Aber die Frage ist eben: Wie weit reicht die drohende Gefahr von dem eigentlich möglichen Schadensereignis weg? Wie weit zeitlich vorverlagert ist die drohende Gefahr? Die Gewerkschaft der Polizei akzeptiert selbstverständlich das Urteil des Bundesverfassungsgerichts von vor zwei Jahren, aber Bayern will eben die drohende Gefahr auch auf andere Bereiche als den Terrorismus übertragen. Und ob das im Sinne des Bürgers ist, ist die Frage.

Der bayerischen Regierung wird vorgeworfen, mit dem PAG den Weg in einen Überwachungsstaat zu ebnen. Wie sehen Sie das?

Wir wollen nicht, dass die Polizei in den Ruf kommt, so weitreichende Befugnisse zu besitzen, dass sie die Bürger lückenlos überwachen könnte. Wir plädieren zwar für die Videoüberwachung an Kriminalitätsschwerpunkten im öffentlichen Raum; für andere Lebensbereiche muss aber die Verhältnismässigkeit gelten und überprüft werden.

Es ist notwendig, dass die Polizei überwachen können muss, etwa um im Bereich der Terrorismusbekämpfung frühzeitig eingreifen zu können. Das Vertrauen für solche wichtige Massnahmen bekommt man aber nur über rechtsstaatliche Transparenz. Man darf nicht so tun, als gäbe es dafür keinen Regelungsbedarf.

Was halten die Beamten vom bayerischen Gesetz?

Die Reaktionen sind ganz unterschiedlich. Es gibt Befürworter und Kritiker. Vor allem hinsichtlich der Entwicklung der Polizei wird sehr engagiert diskutiert. Wir wollen auch weiterhin, dass die Polizei eine hohe Reputation bei den Bürgerinnen und Bürgern hat. Das bedeutet auch, dass die Polizei einerseits Grenzen ihres Handelns erfährt und letztlich auch akzeptiert; andererseits muss sie aber auch handlungsfähig bleiben, um vor Terror zu schützen.

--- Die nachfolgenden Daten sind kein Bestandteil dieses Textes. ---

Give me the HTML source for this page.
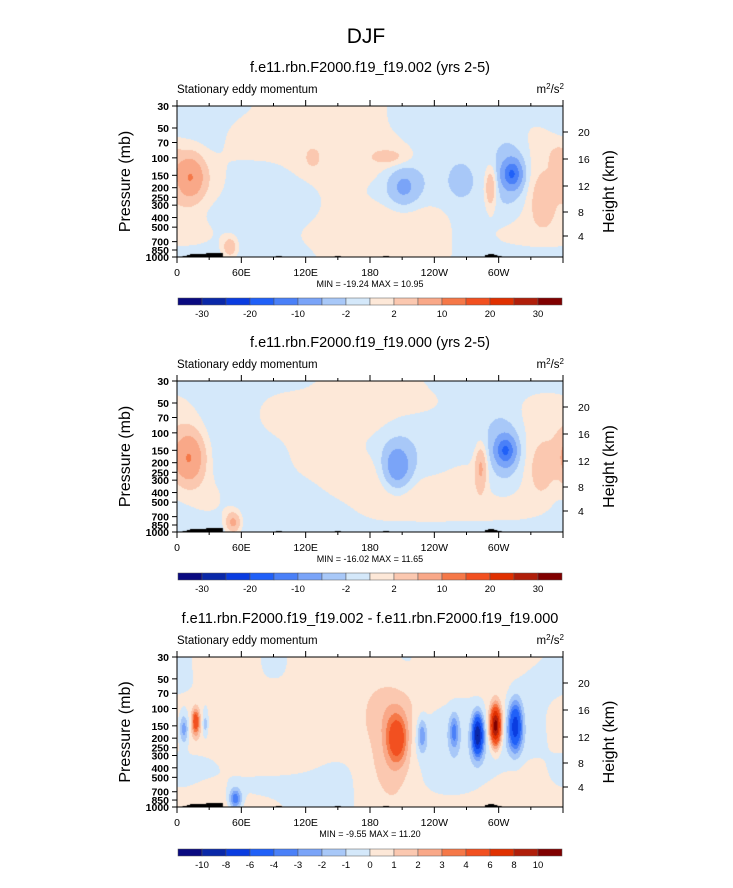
<!DOCTYPE html>
<html><head><meta charset="utf-8"><style>
body{margin:0;background:#fff;font-family:"Liberation Sans",sans-serif;}
#root{position:relative;width:733px;height:888px;overflow:hidden;}
canvas{position:absolute;}
svg{position:absolute;left:0;top:0;}
</style></head><body>
<div id="root">
<canvas id="c1" width="386" height="151" style="left:177px;top:106px"></canvas>
<canvas id="c2" width="386" height="151" style="left:177px;top:381px"></canvas>
<canvas id="c3" width="386" height="150" style="left:177px;top:657px"></canvas>
<svg id="svg" width="733" height="888"></svg>
</div>
<script>
const colors=["#0a0a80","#0a28a8","#0a3ce0","#2060f8","#4a80f8","#7aa4f8","#a8c8f8","#d4e8fa","#fde8d8","#fbc8b0","#f9a888","#f57848","#f25020","#e03000","#b01e0a","#800000"];
const levelsAB=[-30,-25,-20,-15,-10,-5,-2,0,2,5,10,15,20,25,30];
const labelsAB=["-30","","-20","","-10","","-2","","2","","10","","20","","30"];
const levelsC=[-10,-8,-6,-4,-3,-2,-1,0,1,2,3,4,6,8,10];
const labelsC=["-10","-8","-6","-4","-3","-2","-1","0","1","2","3","4","6","8","10"];
const pTicks=[30,50,70,100,150,200,250,300,400,500,700,850,1000];
const hTicks=[4,8,12,16,20];
const hOffsets=[130,106,80,53,26];
const lonTicks=[0,60,120,180,240,300];
const lonLabels=["0","60E","120E","180","120W","60W"];
const bg1=[
[-1,-1,-1, 1, 1, 1, 1,-1,-1,-1,-1,-1],
[-1,-1, 1, 1,-1, 1, 1,-1,-1,-1,-1, 1],
[ 1,-1, 1, 1, 1, 1, 1, 1,-1,-1,-1, 1],
[ 1, 1,-1,-1, 1, 1, 1,-1,-1,-1,-1, 1],
[ 1, 1,-1,-1,-1, 1,-1,-1,-1,-1,-1, 1],
[ 1,-1,-1,-1,-1, 1, 1, 1, 1,-1,-1, 1],
[ 1, 1,-1,-1, 1, 1, 1, 1, 1,-1, 1, 1],
[-1,-1,-1,-1,-1, 1, 1, 1, 1,-1,-1,-1]];
const bg2=[
[-1,-1,-1,-1,-1, 1,-1, 1,-1,-1,-1,-1],
[ 1,-1,-1, 1, 1, 1, 1, 1, 1,-1,-1, 1],
[ 1,-1,-1, 1, 1, 1, 1,-1,-1,-1,-1, 1],
[ 1,-1,-1,-1, 1, 1,-1,-1,-1,-1,-1, 1],
[ 1,-1,-1,-1, 1, 1, 1,-1,-1, 1,-1, 1],
[-1, 1,-1,-1,-1, 1, 1, 1, 1, 1,-1, 1],
[-1, 1,-1,-1,-1,-1, 1, 1, 1, 1, 1, 1],
[-1,-1,-1,-1,-1,-1,-1,-1,-1,-1,-1,-1]];
const bg3=[
[-1, 1, 1,-1, 1, 1, 1,-1, 1, 1, 1, 1],
[-1, 1, 1,-1, 1, 1, 1,-1, 1, 1, 1,-1],
[ 1,-1, 1, 1, 1, 1, 1, 1, 1,-1, 1,-1],
[ 1, 1, 1, 1,-1, 1, 1, 1,-1,-1, 1,-1],
[ 1, 1, 1, 1, 1, 1, 1,-1,-1,-1,-1,-1],
[-1,-1, 1, 1, 1,-1, 1, 1,-1,-1,-1, 1],
[-1, 1,-1,-1,-1,-1, 1, 1,-1,-1, 1, 1],
[ 1, 1, 1, 1,-1,-1, 1, 1, 1, 1, 1, 1]];
const p1Lon=[12,312,312,292,211,264,49,199,126,355,340];
const p1Z  =[0.47,0.45,0.45,0.54,0.54,0.5,0.94,0.34,0.34,0.34,0.62];
const p1Amp=[9,-12,-4,6,-5,-3.5,5,2.6,2.6,2.6,2.8];
const p1SL =[9,6,11,4,10,6,5,12,4,5,8];
const p1SZ =[0.1,0.06,0.15,0.1,0.09,0.06,0.05,0.04,0.04,0.05,0.12];
const p2Lon=[205,306,306,283,11,52,340];
const p2Z  =[0.57,0.46,0.46,0.57,0.51,0.94,0.6];
const p2Amp=[-8,-12,-4,6,10,7,2.8];
const p2SL =[9,6,11,4,10,5,8];
const p2SZ =[0.1,0.06,0.14,0.11,0.12,0.05,0.12];
const p3Lon=[280,296.6,315,258,205,200,228,17,6,54,26];
const p3Z  =[0.52,0.46,0.46,0.5,0.55,0.5,0.52,0.43,0.48,0.95,0.45];
const p3Amp=[-9.5,11,-7,-3,4.5,1.4,-2.5,5,-3,-4,-2];
const p3SL =[3.5,3.5,4.5,3,7,14,3,2.5,3,4,2];
const p3SZ =[0.09,0.09,0.11,0.08,0.11,0.25,0.08,0.06,0.07,0.05,0.06];
const topoLon=[8,12,15,20,25,30,35,40,95,150,195,290,293,296,300];
const topoH=[1,2,3,3,3,4,4,4,1,1,1,2,3,2,1];

const W=386;
function xOf(lon){return lon/360*W;}
function zOf(p){return Math.log(p/30)/Math.log(1000/30);}
function bgVal(bg,lon,z,s){
  let sw=0,sv=0;
  for(let r=0;r<8;r++){const dz=(z-r/7)*7/0.65;const ez=Math.exp(-0.5*dz*dz);
    for(let c=0;c<12;c++){let dl=lon-c*30;if(dl>180)dl-=360;if(dl<-180)dl+=360;
      const dx=dl/30/0.65;const w=ez*Math.exp(-0.5*dx*dx);sw+=w;sv+=w*bg[r][c];}}
  return s*sv/sw*1.5;
}
function field(lon,z,bg,s,L,Z,A,SL,SZ){
  let v=bgVal(bg,lon,z,s);
  for(let i=0;i<L.length;i++){
    let dl=lon-L[i]; if(dl>180)dl-=360; if(dl<-180)dl+=360;
    v+=A[i]*Math.exp(-0.5*((dl/SL[i])**2+((z-Z[i])/SZ[i])**2));
  }
  return v;
}
function cls(v,levels){let k=0;while(k<levels.length&&v>=levels[k])k++;return k;}
function draw(id,bg,s,L,Z,A,SL,SZ,levels){
  const c=document.getElementById(id),ctx=c.getContext('2d'),H=c.height;
  for(let y=0;y<H;y++)for(let x=0;x<W;x++){
    const v=field(x/W*360,y/(H-1),bg,s,L,Z,A,SL,SZ);
    ctx.fillStyle=colors[cls(v,levels)];ctx.fillRect(x,y,1,1);
  }
  ctx.fillStyle="#000";
  for(let i=0;i<topoLon.length;i++){ctx.fillRect(xOf(topoLon[i])-3,H-topoH[i],6,topoH[i]);}
}
draw('c1',bg1,1,p1Lon,p1Z,p1Amp,p1SL,p1SZ,levelsAB);
draw('c2',bg2,1,p2Lon,p2Z,p2Amp,p2SL,p2SZ,levelsAB);
draw('c3',bg3,0.5,p3Lon,p3Z,p3Amp,p3SL,p3SZ,levelsC);

const svg=document.getElementById('svg');const NS="http://www.w3.org/2000/svg";
function mk(tag,at,txt){const e=document.createElementNS(NS,tag);for(const k in at)e.setAttribute(k,at[k]);if(txt!==undefined)e.textContent=txt;svg.appendChild(e);return e;}
let t=mk('text',{x:366,y:43,'font-size':21,'text-anchor':'middle'},'DJF');


const panels=[
 {top:106,h:151,title:"f.e11.rbn.F2000.f19_f19.002 (yrs 2-5)",mm:"MIN = -19.24  MAX =  10.95",cb:298,lv:labelsAB},
 {top:381,h:151,title:"f.e11.rbn.F2000.f19_f19.000 (yrs 2-5)",mm:"MIN = -16.02  MAX =  11.65",cb:573,lv:labelsAB},
 {top:657,h:150,title:"f.e11.rbn.F2000.f19_f19.002 - f.e11.rbn.F2000.f19_f19.000",mm:"MIN =  -9.55  MAX =  11.20",cb:849,lv:labelsC}];
panels.forEach((P,pi)=>{
  const L=177,R=563,T=P.top,B=P.top+P.h;
  let e=mk('text',{x:370,y:T-34,'font-size':14.5,'text-anchor':'middle'},P.title);
  
  
  e=mk('text',{x:177,y:T-13,'font-size':11.5},'Stationary eddy momentum');
  
  
  e=mk('text',{x:564,y:T-13,'font-size':11.5,'text-anchor':'end'});
  e.innerHTML='m<tspan dy="-4" font-size="8">2</tspan><tspan dy="4">/s</tspan><tspan dy="-4" font-size="8">2</tspan>';
  
  
  e=mk('rect',{x:L,y:T,width:R-L,height:P.h,fill:'none',stroke:'#000','stroke-width':1});
  
  
  pTicks.forEach(p=>{const y=T+zOf(p)*P.h;
    mk('line',{x1:L-5,x2:L,y1:y,y2:y,stroke:'#000'});
    const tx=mk('text',{x:L-8,y:y+4,'font-size':10.5,'text-anchor':'end','font-weight':'bold'},String(p));
    
    });
  hTicks.forEach((h,i)=>{const y=T+hOffsets[i];
    mk('line',{x1:R,x2:R+5,y1:y,y2:y,stroke:'#000'});
    const tx=mk('text',{x:R+15,y:y+4,'font-size':10.5},String(h));
    
    });
  for(let lon=0;lon<=360;lon+=30){const x=L+xOf(lon),len=lon%60?3:6;
    mk('line',{x1:x,x2:x,y1:B,y2:B+len,stroke:'#000'});
    mk('line',{x1:x,x2:x,y1:T,y2:T-len,stroke:'#000'});}
  lonTicks.forEach((lon,i)=>{const tx=mk('text',{x:L+xOf(lon),y:B+19,'font-size':10.5,'text-anchor':'middle'},lonLabels[i]);
    
    });
  e=mk('text',{x:370,y:B+30,'font-size':9,'text-anchor':'middle'},P.mm);
  
  
  e=mk('text',{x:0,y:0,'font-size':16,'text-anchor':'middle',transform:`translate(130,${T+P.h/2}) rotate(-90)`},'Pressure (mb)');
  
  
  e=mk('text',{x:0,y:0,'font-size':16,'text-anchor':'middle',transform:`translate(614,${T+P.h/2+10}) rotate(-90)`},'Height (km)');
  
  
  colors.forEach((c,i)=>{const r=mk('rect',{x:178+i*24,y:P.cb,width:24,height:7,fill:c,stroke:'#555','stroke-width':0.5});
    
    });
  P.lv.forEach((s,i)=>{if(!s)return;const tx=mk('text',{x:178+(i+1)*24,y:P.cb+19,'font-size':9.5,'text-anchor':'middle'},s);
    
    });
});
</script>
</body></html>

Die GdP (Anm. d. Red.: Gewerkschaft der Polizei) ist sehr darum bemüht, hier das Gleichgewicht zu halten. Deshalb kritisieren wir auch nicht das ganze Gesetz. Aber es gibt schon Punkte, die eben eine Mustervorlage für ganz Deutschland erschweren. Wir halten nicht nur den Punkt mit der beschriebenen "drohenden Gefahr" für problematisch. Auch der Einsatz von Waffen wird im bayerischen Gesetz anders interpretiert.

Das heisst, es gibt Regelungen, die sehr weit gehen und Bayern geht diesbezüglich wirklich sehr forsch vor. Die Frage ist, ob jeder Zweck das Mittel heiligt. Diese Diskussion müssen wir zu Ende bringen. In anderen Bereichen beziehungsweise bei bestimmten Massnahmen, die sich auf die Gefahrenabwehr beziehen, macht es Bayern allerdings richtig. Unser Ziel, also das der GdP, ist es jedoch, ein länderübergreifendes Gesetz auf den Weg zu bringen. Das ist auch im Koalitionsvertrag so vereinbart.

Zur Person: Kriminaloberrat Oliver Malchow ist Bundesvorsitzender der Gewerkschaft der Polizei und verantwortlich unter anderem für die Themenfelder Gewerkschafts- und Gesellschaftspolitik, Grundsatzfragen, Deutscher Gewerkschaftsbund (DGB), Kriminalpolitik, Bundesfachausschuss (BFA) Kriminalpolizei.